This week I watched with the girlfriend two films about guerrillas, insurgency and wars of occupation: The Wind That Shakes the Barley, Ken Loach’s loosely fictionalized account of a single Irish community, and a few families, during the Irish War of Independence and the Civil War, from a few years ago, and Meeting Resistance, a brilliant documentary from a years ago as well, filmed on location in Iraq, by a former member of the British Army who served in Northern Ireland; both films are chiefly remarkable for allowing their subjects, fairly ordinary people, to speak through action and in their own words, about the struggles in which they fight.

The Wind That Shakes the Barley is fictional, to an extent, and its characters are invented whole cloth but invested by their actors with a dignity, seriousness and intelligence that is never particularly condescending nor romantic, as rural people tend to be portrayed in Hollywood films about Ireland especially. Better yet, this is a sympathetic but not sentimental portrayal of revolution from the ground up, as the historians say, something like Loach’s prior film Land and Freedom, or the films of Peter Watkins. It does not glamorize revolution or civil war; innocents are executed, brothers kill brothers, men puke their guts out from the carnage or are tortured by their enemies. Nor does it condemn it, as many a Hollywood film might do, blasting every side as being ‘the same’ and renouncing political violence while failing to offer any solution to what was a very real problem. The British are very much the bad guys, or rather the Blacks and Tans, as there is nary another British character on display but the Blacks and Tans; the viewer gets a real feeling for why occupiers are almost always genuinely hated, arrogant, violent, demanding, forcing humiliation, beating and murder as a matter of course. And really, how many Irish would have seen any Brits but a soldier at this time, men chosen specifically for their proclivity for violence, a very British Freikorps. This presentation of the British as almost unambiguous villains got the film widespread condemnation in the right-wing British press, unsurprisingly, who objected to the ‘heroic’ (not really) portrayal of Irish ‘terrorists’ killing innocent Brits; they complained that the British side of the issue was never presented. Of course, that ignores that most of the characters were Irish radicals anyway, supporters of the IRA and anti-treaty, anti-Free Staters as well, from West Cork, remote and Red, and that the film reflects their viewpoint, their arguments, their struggle, and doesn’t give a damn for the British side.

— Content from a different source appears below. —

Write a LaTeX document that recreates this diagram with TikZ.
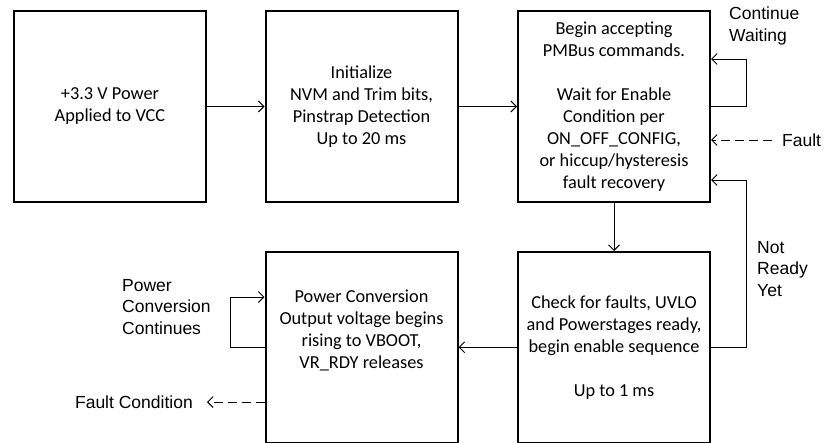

A more pernicious tendency of criticism, and this seemed to emerge in the American reviewers, was that the dialogue especially was unrealistic, and one meets the accusation that ‘no one’ (no one in the working class, at least) ever spoke like this, delivering speeches and speaking in terms of freedom, justice, class struggle, socialism, that no one ever stood in a tiny Irish council hall and debated with his neighbours the very serious political issue of the day, the one that literally meant life and death. Of course, to the modern reviewer, or to the modern viewer, of whom a few I know smirked at the dialogue, is often immersed chin-deep in postmodern irony and the popular vernacular of sarcasm and general insincerity, bemoaning that nothing can change, people can’t change, the world is shitty and better accept that as I make ridiculous, oh so clever jokes about unicorns…ahem…that went personal. The point is, ignoring my hyperbole there, people (again, the mythical working class of the postmodernist) aren’t supposed to debate this stuff, with such fervour and such articulation. It’s a valid criticism, but the actors of The Wind That Shakes the Barley stumble over lines, stutter, repeat themselves, scoff and yell it becomes very hard for me to deny that such debates did occur. The counter-argument would be that the film is therefore serving its propoganda tool of fooling me into thinking popular revolution was possible and is possible, that ordinary people can grapple with complex issues and decide their own fates. Of course, as a young historian I’ve actually read and have access to the kind of documentation, union minutes from meetings, factory records, diaries and journals, so I can say with more certainty than some that debates like this did happen and continue to happen. My final statement about the movie (beside the fact that it is very sad and made people like my dad, grizzled anarchists and even so pomos cry) is summed up nicely by a review from the website Spike Online (I don’t like a lot of what they say, but the site is always worth reading):
This debate, urged on by those who want a new social order and not just a new flag, is brought to life in a striking scene in a Sinn Fein courtroom, with real weight given to the protagonists on either side. It is the precursor to the magnificent set-piece debate that is at the heart of the film. The local IRA convenes to decide its position on the Treaty. The men and women that we have got to know sit around a large room and one after another they speak out, for and against. All the arguments are rehearsed. We must fight on – for the martyred dead; against the oath; for the Catholics in the North; for a socialist republic. We must take this deal for now – we are faced with immediate and terrible war; the British are in a corner too; we can regroup later; it would be a betrayal of the martyrs; the border is still open to discussion. The debate – it never stops – is later taken on to the next stage in the local church when the parish priest threatens the anti-Treaty side with excommunication.
It is an exhilarating expression of people being utterly gripped by one of those real, palpable, watershed moments. ‘Lads, we have freedom within our grasp’. says one. ‘We’re that close. It’s just one inch but it’s still out of reach. And if we stop now, we will never again…regain the power that I can feel in this room today. And if we stop short now, never in our lifetime…will we see that energy again. Ever!’
…
t is difficult to avoid the conclusion that what Loach’s critics find hardest to take is his sympathetic treatment of someone who believes that there are things worth fighting for and making sacrifices for, and his touching depiction of a group of people who have the temerity to engage, as it were, on equal terms with the challenges of their times. Not to be missed.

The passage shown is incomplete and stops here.